The hardest part comes afterward. The depression. The crash. The unbearable heaviness that follows the mania. For me, the depression is more dangerous than the psychosis. It’s the part where I feel suicidal. Where the guilt hits. Where the awareness returns—awareness of what I said, what I did, who I scared, who held me together while I was gone.
My loved ones don’t realize how much their guilt weighs on me. They say things like “I wish I’d noticed sooner,” or “I should’ve known,” or “I’m sorry, maybe I upset you.” But psychosis doesn’t need a reason, and it doesn’t need a villain. My mind villainized my husband once, convinced myself he was trying to hurt me, and I slapped him—more than once. He forgave me. He said he knew it wasn’t really me. But I still replay it.

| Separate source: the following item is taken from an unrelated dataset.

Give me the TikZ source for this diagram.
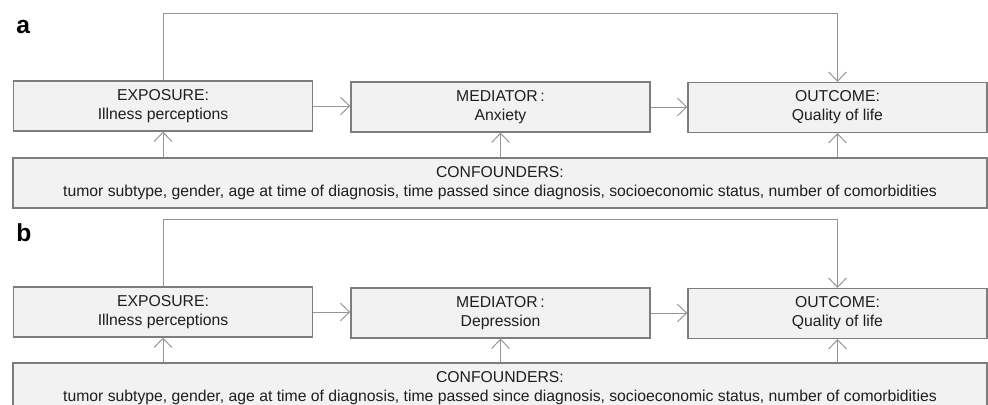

I’ve apologized for things I barely remember doing. Once I left a voicemail for my best friend, apologizing in advance if she didn’t want to be friends with me anymore. She said she cried when she heard it because all she wanted was for me to get better.
Here’s something people don’t understand unless they’ve lived it:
Once you’ve lost your mind, you can never fully trust it again.
That uncertainty becomes part of you. You learn to build anchors outside yourself—family, friends, meds, routines. You cling to those anchors even on days when your brain insists you don’t need them.
I’ve been hospitalized three times. Twice after childbirth—postpartum psychosis misdiagnosed as severe depression. And once after Adderall triggered a manic psychosis because I had undiagnosed bipolar disorder. Now I’m medicated correctly. Now I know the early signs. Now my loved ones know what to watch for. But I still worry about a fourth time.
If I were alone in the world, I don’t know how I’d survive this illness.
But I’m not alone. And that’s what saved me.
Not the hospital.
Not the meds.
The people who refused to give up on me—even when I wasn’t really “me.”